Saturday, June 04, 2005

Always Read the Saturday Papers

You can read that the abusing the Koran story is true.

And, in the Tallahassee Democrat, you can read this story:

All it takes is the right access.

Get that, and an election worker could manipulate voting results in the computers that read paper ballots - without leaving any digital fingerprints.

That was the verdict after Leon County Elections Supervisor Ion Sancho invited a team of researchers to look for holes in election software.

The group wasn't able to crack the Diebold system from outside the office. But, at the computer itself, they changed vote tallies, completely unrecorded.

Sancho figured Leon County's security could withstand just about any sort of probing and wanted to prove it.

He went to one of the most skeptical - and vocal - watchdogs of election procedures. Bev Harris, founder of Black Box Voting, had experience with voting machines across the country.

She recruited two computer-security experts and made the trip to Tallahassee from her home in Washington state three times between February and late May.

Leon County is one of 30 counties in Florida that use Diebold optical scanners. Voters darken bubbles on a sheet of paper, sort of like filling in the answers on the SAT, and the scanners read them and add up the numbers.
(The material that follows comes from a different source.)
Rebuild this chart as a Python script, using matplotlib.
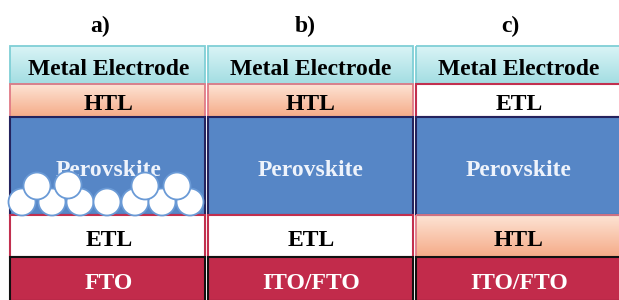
import numpy as np
import matplotlib
matplotlib.use("Agg")
import matplotlib.pyplot as plt
from matplotlib.patches import Rectangle, Circle
from matplotlib.colors import LinearSegmentedColormap

# three device stacks, listed top to bottom
panel_titles = ["a)", "b)", "c)"]
stacks = [
    ["Metal Electrode", "HTL", "Perovskite", "ETL", "FTO"],
    ["Metal Electrode", "HTL", "Perovskite", "ETL", "ITO/FTO"],
    ["Metal Electrode", "ETL", "Perovskite", "HTL", "ITO/FTO"],
]
layer_thickness = [38, 33, 98, 42, 44]   # px, same order as the stacks

# mesoporous scaffold particles in panel a (x, y offset from panel left / ETL top)
np_x = [12, 42, 70, 97, 125, 152, 180, 27, 58, 135, 167]
np_y = [-13, -13, -13, -13, -13, -13, -13, -29, -30, -29, -29]

style = {
    "Metal Electrode": dict(grad=("#d9f4f6", "#a3dde2"), edge="#7fcfd6", tc="black"),
    "HTL": dict(grad=("#fde3d4", "#f5ab88"), edge="#e07a86", tc="black"),
    "Perovskite": dict(face="#5686c6", edge="#24235e", tc="#eef3fb"),
    "ETL": dict(face="white", edge="#c2304f", tc="black"),
    "FTO": dict(face="#c22b4b", edge="#111111", tc="white"),
    "ITO/FTO": dict(face="#c22b4b", edge="#111111", tc="white"),
}

W, H = 619, 300
fig = plt.figure(figsize=(6.19, 3.0), dpi=100)
ax = fig.add_axes([0, 0, 1, 1])
ax.set_xlim(0, W)
ax.set_ylim(H, 0)
ax.axis("off")

panel_left = [10, 208, 416]
panel_width = [195, 205, 210]
text_center = [109, 311, 519]
title_center = [100, 305, 510]
top = 46
font = dict(family="Liberation Serif", weight="bold")

for p, (title, stack) in enumerate(zip(panel_titles, stacks)):
    x0, w = panel_left[p], panel_width[p]
    xc = text_center[p]
    ax.text(title_center[p], 32, title, ha="center", va="baseline",
            fontsize=17, **font)
    y = top
    etl_top = None
    for name, h in zip(stack, layer_thickness):
        s = style[name]
        if "grad" in s:
            cmap = LinearSegmentedColormap.from_list(name, list(s["grad"]))
            g = np.linspace(0, 1, 64).reshape(-1, 1)
            ax.imshow(g, cmap=cmap, extent=(x0, x0 + w, y + h, y),
                      aspect="auto", zorder=1, interpolation="bilinear")
            ax.add_patch(Rectangle((x0, y), w, h, fill=False, ec=s["edge"],
                                   lw=1.3, zorder=2))
        else:
            ax.add_patch(Rectangle((x0, y), w, h, fc=s["face"], ec=s["edge"],
                                   lw=1.5, zorder=2))
        if name == "ETL" and p == 0:
            etl_top = y
        ax.text(xc, y + h / 2 + 10, name, ha="center", va="baseline",
                fontsize=17, color=s["tc"], zorder=3, **font)
        y += h
    if etl_top is not None:
        for cx, cy in zip(np_x, np_y):
            ax.add_patch(Circle((x0 + cx, etl_top + cy), 13.5, fc="white",
                                ec="#6a9ad6", lw=1.3, zorder=4))

fig.savefig("out.png", dpi=100)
So the task was simple. Get in, tamper with vote numbers, and get out clean.

They made their first attempts from outside the building. No success.

Then, they sat down at the vote-counting computers, the sort of access to the machines an employee might have. For the crackers, security protocols were no problem, passwords unnecessary.

They simply went around them.

After that, the security experts accomplished two things that should not have been possible.

They made 65,000 votes disappear simply by changing the real memory card - which stores the numbers - for one that had been altered.

And, while the software is supposed to create a record whenever someone makes changes to data stored in the system, it showed no evidence they'd managed to access and change information.

When they were done, they printed the poll tapes. Those are paper records, like cash register tape, that show the official numbers on the memory cards.

Two tapes, with different results. And the only way to tell the fake one?

At the bottom, it read, "Is this real? Or is it Memorex?"